• **DATA SHOWN**
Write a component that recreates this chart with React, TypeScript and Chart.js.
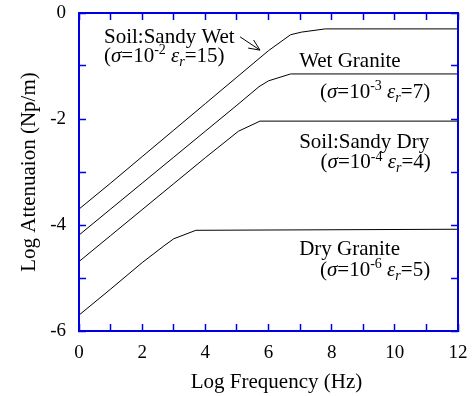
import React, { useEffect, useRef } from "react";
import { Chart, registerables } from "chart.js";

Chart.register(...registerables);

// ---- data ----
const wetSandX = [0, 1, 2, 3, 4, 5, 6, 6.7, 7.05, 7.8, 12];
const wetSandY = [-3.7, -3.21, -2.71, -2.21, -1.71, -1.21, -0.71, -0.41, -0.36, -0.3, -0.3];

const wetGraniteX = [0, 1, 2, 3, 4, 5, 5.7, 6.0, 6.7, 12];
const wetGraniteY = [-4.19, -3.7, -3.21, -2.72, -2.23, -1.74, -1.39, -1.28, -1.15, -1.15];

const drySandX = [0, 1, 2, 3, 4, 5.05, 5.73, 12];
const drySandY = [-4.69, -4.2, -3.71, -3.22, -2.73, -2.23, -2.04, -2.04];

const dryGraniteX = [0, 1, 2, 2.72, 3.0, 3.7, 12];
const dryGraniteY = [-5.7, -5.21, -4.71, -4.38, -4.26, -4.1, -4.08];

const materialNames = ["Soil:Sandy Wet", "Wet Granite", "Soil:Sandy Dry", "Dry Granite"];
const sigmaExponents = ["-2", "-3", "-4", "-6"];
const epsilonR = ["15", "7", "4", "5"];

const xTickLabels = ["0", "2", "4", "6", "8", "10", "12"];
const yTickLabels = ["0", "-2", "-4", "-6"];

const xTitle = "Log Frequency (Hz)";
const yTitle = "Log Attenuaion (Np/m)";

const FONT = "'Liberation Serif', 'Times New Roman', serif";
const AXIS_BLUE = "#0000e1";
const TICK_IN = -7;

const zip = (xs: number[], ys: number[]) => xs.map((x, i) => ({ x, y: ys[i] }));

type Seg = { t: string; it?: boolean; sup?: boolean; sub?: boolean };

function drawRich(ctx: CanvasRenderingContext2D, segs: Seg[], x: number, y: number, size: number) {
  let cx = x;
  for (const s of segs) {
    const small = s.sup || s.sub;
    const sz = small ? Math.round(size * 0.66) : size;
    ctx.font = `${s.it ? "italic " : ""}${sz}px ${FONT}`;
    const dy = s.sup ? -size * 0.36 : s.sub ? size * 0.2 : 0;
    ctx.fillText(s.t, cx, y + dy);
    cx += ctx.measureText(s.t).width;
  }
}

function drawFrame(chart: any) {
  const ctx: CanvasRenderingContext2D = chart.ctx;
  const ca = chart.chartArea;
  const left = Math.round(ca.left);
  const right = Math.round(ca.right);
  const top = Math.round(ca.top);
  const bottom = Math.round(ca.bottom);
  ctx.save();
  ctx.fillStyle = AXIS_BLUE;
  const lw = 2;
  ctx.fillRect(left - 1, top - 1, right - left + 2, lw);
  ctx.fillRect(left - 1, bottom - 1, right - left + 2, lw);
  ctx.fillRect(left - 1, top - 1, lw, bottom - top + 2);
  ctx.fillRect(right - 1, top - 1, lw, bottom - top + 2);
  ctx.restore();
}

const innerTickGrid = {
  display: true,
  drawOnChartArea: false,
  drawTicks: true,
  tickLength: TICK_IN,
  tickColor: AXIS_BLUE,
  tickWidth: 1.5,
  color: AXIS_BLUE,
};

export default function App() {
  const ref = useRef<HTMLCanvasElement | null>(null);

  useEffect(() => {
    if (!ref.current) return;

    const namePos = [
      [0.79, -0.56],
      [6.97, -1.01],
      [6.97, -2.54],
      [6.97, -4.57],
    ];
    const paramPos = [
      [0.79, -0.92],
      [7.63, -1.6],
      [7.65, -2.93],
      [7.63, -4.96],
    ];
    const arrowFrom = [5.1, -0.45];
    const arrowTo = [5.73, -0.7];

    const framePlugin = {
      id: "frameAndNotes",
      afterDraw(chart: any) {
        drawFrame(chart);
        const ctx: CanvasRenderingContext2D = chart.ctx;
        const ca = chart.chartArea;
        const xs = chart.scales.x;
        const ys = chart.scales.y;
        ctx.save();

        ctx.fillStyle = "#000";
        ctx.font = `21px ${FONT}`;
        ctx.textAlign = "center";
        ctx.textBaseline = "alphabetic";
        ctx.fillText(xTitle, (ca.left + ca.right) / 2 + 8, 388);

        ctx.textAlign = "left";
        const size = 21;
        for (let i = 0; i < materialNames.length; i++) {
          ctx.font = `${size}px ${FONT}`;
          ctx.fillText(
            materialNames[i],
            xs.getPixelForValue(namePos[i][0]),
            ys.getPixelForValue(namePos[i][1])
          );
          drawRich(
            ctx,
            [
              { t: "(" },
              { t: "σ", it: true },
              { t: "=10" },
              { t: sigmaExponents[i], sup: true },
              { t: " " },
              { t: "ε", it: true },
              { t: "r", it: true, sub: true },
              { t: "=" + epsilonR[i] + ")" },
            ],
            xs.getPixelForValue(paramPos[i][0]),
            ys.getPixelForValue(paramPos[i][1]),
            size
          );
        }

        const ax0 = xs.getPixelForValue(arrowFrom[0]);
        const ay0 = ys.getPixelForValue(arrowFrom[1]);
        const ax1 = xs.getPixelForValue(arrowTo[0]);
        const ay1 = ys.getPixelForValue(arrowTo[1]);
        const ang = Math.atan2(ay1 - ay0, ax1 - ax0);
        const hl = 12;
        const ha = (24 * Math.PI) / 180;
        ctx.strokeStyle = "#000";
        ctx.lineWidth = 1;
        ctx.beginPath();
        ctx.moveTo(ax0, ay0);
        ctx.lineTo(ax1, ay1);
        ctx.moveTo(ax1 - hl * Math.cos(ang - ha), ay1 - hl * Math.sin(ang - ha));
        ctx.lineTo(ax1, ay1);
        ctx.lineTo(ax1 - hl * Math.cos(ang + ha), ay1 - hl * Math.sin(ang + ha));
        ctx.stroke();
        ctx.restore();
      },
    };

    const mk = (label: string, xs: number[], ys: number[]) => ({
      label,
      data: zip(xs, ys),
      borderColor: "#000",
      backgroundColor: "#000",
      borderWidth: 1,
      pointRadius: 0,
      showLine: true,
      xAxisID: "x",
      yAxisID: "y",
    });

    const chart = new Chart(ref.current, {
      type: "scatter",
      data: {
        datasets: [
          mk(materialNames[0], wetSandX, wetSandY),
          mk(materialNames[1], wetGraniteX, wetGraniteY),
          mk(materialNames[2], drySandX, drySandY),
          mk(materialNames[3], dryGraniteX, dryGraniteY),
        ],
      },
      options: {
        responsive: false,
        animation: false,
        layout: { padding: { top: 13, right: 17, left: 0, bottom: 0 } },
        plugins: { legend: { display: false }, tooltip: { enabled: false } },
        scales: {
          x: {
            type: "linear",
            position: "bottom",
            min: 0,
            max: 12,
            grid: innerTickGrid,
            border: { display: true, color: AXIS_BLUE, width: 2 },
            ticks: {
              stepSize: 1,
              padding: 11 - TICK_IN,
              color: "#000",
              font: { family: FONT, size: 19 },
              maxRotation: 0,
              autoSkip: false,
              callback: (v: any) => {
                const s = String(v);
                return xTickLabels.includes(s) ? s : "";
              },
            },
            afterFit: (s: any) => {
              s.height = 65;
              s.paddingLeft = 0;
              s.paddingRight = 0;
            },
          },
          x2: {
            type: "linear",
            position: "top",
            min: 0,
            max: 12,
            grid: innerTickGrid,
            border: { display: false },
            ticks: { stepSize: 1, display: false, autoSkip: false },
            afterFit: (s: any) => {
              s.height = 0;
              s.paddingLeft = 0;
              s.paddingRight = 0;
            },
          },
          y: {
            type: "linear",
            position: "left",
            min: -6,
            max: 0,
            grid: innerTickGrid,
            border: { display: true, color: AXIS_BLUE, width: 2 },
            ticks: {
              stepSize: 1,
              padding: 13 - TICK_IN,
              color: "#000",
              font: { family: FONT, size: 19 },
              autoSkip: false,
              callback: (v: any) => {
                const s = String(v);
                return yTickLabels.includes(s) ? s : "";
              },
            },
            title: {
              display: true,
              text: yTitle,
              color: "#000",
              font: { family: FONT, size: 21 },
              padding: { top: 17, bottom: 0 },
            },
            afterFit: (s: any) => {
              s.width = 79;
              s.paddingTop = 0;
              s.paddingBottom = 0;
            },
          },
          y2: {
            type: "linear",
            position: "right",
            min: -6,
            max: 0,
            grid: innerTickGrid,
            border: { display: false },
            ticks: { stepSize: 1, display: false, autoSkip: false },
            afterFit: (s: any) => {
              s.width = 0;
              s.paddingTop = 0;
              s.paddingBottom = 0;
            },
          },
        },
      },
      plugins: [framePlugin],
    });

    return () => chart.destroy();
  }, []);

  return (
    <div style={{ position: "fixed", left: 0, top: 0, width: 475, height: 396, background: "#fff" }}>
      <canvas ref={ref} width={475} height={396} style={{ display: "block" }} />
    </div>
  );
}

• **EXERCISE**
With the pictures left out, restate word for word every line of the data above, from the first down to the line that contains "-0.36, -0.3, -0.3];".

• **EXERCISE RESULT**
Write a component that recreates this chart with React, TypeScript and Chart.js.
import React, { useEffect, useRef } from "react";
import { Chart, registerables } from "chart.js";

Chart.register(...registerables);

// ---- data ----
const wetSandX = [0, 1, 2, 3, 4, 5, 6, 6.7, 7.05, 7.8, 12];
const wetSandY = [-3.7, -3.21, -2.71, -2.21, -1.71, -1.21, -0.71, -0.41, -0.36, -0.3, -0.3];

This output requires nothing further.